Back
Disclaimer: These are my personal notes on this paper. I am in no way related to this paper. All credits go towards the authors.
FakeCatcher: Detection of Synthetic Portrait Videos using Biological Signals
Aug. 9, 2019 -
Paper Link -
Tags: Deepfake, Detection
Summary
Used biological signals to determine if an image was a deepfake or not. Had 99.39% accuracy when doing pair-wise classification (had a pair of the same image, one being the original, the other being a deepfake). Had 96% and 91.07% accuracy in detecting deepfakes in a non-pair-wise scenario, on the Face Forensics and their own "in the wild" dataset, respectively. Used PPG (photoplethysmogram) to detect biological signals in the temporal domain. Used power spectrum density for frequency domain analysis.
Analysis
Notes
- Used biological signals from facial regions to find deepfakes.
- Related Work
- There are two strategies to finding deepfakes
- Blindly using deeplearning (lots of references in section 2.3)
- Evaluate the generated faces' realism (what they do), generally using biological data
- Used biological data using PPG Photoplethysmogram
- Used six signals from PPG (time domain)
- Three from the "G channel-based PPG", which are robust against compression artifacts
- Three from "chrominance-based PPG", which are robust against illumination artifacts
- Each of these channels were taken from the left cheek, nose (middle) region, and right cheek
- They first looked at making a system that can tell if the same photo is a deepfake version or the original
- Used power spectrum density to explore behavior in the frequency domain
- Table 2 shows their features (maybe all of them?)
- Dataset
- Face forensics dataset
- Created an "in the wild" dataset consisting of 142 videos totalling 32 minutes (examples in Figure 7)

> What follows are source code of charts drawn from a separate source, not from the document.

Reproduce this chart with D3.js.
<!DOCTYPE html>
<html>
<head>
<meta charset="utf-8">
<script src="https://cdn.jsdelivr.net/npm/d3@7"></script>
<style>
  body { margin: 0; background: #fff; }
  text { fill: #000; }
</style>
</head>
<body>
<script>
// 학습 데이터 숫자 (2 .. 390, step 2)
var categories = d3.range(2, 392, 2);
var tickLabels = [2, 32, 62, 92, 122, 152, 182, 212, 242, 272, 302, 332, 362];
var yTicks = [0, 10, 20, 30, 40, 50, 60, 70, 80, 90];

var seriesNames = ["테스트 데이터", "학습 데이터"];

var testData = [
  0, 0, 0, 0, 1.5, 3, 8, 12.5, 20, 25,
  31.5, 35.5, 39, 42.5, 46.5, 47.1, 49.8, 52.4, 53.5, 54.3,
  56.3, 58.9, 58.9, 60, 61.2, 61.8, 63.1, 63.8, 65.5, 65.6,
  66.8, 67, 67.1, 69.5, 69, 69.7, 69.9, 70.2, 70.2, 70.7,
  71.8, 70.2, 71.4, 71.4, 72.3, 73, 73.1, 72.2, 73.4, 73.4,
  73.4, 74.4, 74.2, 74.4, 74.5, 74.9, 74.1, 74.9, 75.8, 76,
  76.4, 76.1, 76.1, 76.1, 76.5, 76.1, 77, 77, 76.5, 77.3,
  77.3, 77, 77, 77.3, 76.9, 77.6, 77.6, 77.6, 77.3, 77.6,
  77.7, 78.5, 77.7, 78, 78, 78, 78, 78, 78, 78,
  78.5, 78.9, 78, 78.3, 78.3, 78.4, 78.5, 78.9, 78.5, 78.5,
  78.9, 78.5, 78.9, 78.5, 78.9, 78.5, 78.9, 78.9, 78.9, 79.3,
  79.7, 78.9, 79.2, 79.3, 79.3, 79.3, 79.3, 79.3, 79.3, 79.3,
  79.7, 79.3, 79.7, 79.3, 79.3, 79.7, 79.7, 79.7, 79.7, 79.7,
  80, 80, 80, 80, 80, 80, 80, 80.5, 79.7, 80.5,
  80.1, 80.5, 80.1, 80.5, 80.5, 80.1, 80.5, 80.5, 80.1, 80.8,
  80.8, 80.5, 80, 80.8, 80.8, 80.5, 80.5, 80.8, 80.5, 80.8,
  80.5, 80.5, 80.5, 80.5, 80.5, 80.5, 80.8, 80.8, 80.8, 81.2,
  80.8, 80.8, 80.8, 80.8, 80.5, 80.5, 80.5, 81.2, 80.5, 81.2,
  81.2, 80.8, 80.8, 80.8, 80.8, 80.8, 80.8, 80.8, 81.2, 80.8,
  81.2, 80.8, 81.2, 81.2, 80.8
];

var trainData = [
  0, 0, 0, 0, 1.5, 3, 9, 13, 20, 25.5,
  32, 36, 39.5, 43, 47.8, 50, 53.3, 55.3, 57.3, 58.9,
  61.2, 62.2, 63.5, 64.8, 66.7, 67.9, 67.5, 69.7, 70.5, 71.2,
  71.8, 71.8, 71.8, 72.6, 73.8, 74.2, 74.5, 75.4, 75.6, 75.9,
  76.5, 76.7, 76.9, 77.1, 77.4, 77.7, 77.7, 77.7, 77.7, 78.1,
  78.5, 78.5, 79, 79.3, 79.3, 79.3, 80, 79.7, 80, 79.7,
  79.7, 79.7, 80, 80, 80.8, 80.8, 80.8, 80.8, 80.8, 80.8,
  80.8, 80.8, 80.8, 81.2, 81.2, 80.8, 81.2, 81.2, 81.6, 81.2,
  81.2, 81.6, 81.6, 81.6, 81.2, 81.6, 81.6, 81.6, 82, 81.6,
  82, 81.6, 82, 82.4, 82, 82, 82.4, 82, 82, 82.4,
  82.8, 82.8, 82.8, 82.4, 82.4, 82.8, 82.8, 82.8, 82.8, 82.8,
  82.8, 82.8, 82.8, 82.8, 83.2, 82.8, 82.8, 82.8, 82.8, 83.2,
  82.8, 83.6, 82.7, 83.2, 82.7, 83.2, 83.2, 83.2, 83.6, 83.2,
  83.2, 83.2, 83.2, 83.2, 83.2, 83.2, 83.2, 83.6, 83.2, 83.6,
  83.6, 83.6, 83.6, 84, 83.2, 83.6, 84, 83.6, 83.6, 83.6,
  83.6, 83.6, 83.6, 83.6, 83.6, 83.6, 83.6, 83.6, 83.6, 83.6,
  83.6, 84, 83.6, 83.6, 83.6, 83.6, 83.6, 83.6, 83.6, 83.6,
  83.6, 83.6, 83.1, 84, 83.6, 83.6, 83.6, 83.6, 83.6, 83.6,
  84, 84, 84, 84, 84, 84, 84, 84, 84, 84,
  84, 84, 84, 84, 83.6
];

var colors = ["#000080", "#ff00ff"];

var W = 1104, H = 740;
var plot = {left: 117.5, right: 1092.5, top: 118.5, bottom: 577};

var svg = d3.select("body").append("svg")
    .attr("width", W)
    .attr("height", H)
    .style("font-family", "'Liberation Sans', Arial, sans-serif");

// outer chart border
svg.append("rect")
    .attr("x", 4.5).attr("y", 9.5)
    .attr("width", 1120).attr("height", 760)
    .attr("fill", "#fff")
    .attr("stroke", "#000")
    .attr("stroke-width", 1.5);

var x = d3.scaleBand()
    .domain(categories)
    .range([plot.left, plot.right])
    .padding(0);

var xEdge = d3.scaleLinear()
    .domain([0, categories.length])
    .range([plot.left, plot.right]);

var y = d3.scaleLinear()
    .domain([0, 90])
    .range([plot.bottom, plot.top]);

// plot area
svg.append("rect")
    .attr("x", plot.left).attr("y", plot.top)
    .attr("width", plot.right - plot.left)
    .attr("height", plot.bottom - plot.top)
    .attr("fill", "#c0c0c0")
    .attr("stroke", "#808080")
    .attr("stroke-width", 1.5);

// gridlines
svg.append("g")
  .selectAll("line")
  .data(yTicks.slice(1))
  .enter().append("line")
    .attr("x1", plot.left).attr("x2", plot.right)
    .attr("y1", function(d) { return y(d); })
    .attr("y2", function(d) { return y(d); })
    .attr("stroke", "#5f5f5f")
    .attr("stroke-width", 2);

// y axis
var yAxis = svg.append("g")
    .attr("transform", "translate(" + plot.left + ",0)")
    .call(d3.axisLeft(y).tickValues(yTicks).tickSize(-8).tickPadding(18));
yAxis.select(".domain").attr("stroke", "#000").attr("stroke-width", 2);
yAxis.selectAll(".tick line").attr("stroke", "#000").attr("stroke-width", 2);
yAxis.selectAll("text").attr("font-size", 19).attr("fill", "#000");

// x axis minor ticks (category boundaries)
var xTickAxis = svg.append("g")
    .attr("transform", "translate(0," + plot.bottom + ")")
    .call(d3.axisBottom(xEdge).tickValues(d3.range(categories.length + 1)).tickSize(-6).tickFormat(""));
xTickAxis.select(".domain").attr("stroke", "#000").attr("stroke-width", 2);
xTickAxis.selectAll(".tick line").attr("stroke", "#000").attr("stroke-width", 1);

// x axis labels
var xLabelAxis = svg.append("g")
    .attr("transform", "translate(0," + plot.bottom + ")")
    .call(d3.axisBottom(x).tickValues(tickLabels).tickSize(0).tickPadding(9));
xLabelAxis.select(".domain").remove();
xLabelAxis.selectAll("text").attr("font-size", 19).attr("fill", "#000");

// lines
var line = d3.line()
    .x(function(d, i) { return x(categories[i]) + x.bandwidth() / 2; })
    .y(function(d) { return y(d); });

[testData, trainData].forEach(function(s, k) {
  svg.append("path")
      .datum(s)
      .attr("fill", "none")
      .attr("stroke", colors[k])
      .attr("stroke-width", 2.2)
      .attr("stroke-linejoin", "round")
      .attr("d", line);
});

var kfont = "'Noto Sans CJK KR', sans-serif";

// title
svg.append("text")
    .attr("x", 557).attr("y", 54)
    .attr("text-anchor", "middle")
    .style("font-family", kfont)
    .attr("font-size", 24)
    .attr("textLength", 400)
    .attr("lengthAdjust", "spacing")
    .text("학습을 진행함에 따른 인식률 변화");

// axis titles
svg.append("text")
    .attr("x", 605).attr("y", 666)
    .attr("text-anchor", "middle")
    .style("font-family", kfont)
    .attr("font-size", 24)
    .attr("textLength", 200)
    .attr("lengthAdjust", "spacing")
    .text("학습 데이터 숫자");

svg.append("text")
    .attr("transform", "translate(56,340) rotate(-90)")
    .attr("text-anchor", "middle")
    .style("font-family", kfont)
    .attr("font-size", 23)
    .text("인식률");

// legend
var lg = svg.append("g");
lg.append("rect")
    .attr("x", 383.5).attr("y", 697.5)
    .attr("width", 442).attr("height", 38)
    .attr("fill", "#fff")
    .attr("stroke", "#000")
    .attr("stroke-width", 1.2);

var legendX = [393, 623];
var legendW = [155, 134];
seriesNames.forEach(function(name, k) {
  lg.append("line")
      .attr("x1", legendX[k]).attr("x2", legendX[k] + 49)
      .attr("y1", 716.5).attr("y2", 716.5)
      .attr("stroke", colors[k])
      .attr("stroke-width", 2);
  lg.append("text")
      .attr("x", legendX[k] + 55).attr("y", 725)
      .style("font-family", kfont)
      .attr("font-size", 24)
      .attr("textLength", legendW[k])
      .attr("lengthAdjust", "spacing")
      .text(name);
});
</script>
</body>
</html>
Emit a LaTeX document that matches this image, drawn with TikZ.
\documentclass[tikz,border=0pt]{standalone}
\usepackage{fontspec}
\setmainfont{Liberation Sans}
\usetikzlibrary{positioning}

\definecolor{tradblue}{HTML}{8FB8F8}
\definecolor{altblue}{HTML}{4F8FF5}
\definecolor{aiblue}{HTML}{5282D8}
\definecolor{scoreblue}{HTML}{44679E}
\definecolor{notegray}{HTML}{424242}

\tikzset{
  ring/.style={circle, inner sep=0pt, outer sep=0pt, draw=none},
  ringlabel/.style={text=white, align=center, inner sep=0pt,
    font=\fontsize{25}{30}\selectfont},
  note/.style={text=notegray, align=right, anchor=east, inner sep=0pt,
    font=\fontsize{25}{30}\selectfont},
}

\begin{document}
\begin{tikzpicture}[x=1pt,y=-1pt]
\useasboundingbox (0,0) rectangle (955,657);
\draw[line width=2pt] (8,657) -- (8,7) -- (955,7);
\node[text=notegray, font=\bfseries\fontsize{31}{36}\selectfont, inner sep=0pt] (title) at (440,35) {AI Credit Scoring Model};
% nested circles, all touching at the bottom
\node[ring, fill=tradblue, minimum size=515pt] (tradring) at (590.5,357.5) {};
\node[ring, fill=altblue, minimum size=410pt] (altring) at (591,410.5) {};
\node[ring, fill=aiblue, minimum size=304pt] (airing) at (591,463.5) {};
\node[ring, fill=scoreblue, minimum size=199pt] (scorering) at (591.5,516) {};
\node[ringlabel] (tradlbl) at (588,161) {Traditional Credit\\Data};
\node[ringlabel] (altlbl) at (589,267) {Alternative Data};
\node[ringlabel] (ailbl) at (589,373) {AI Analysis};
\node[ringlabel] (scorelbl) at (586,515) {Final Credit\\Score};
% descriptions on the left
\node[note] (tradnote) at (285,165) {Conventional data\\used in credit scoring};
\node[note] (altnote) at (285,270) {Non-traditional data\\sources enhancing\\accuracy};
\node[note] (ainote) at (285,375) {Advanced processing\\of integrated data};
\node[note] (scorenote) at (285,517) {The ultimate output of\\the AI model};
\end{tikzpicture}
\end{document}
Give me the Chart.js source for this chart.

- Found SVM to be the better method over neural networks, as shown in Table 4
- Conclusions
- Authenticity is observed in both the time and frequency domains
- Authenticity is highly sensitive to small changes in motion, illumination, and compression
- Authenticity can be discovered from the coherence and consistency of multiple biological signals
- Biological signals are quantitatively more descriptive for deep learning detection
- Both spatial and temporal properties of biological signals are important
- Found 300 frames (10 seconds @ 30 fps) to be optimal for pairwise classification
- Figure 8 and Figure 9 show that a medium classification region (region they take metrics from) is needed for the best results
- Section 5.6 summarizes their experimental findings
Interesting References
- Section 5.2 compares their model to other models
Interesting Methods
- Butterworth filter
- Power spectral density
Citation: Ciftci, Umur Aybars, and Ilke Demir. "Fakecatcher: Detection of synthetic portrait videos using biological signals." arXiv preprint arXiv:1901.02212 (2019).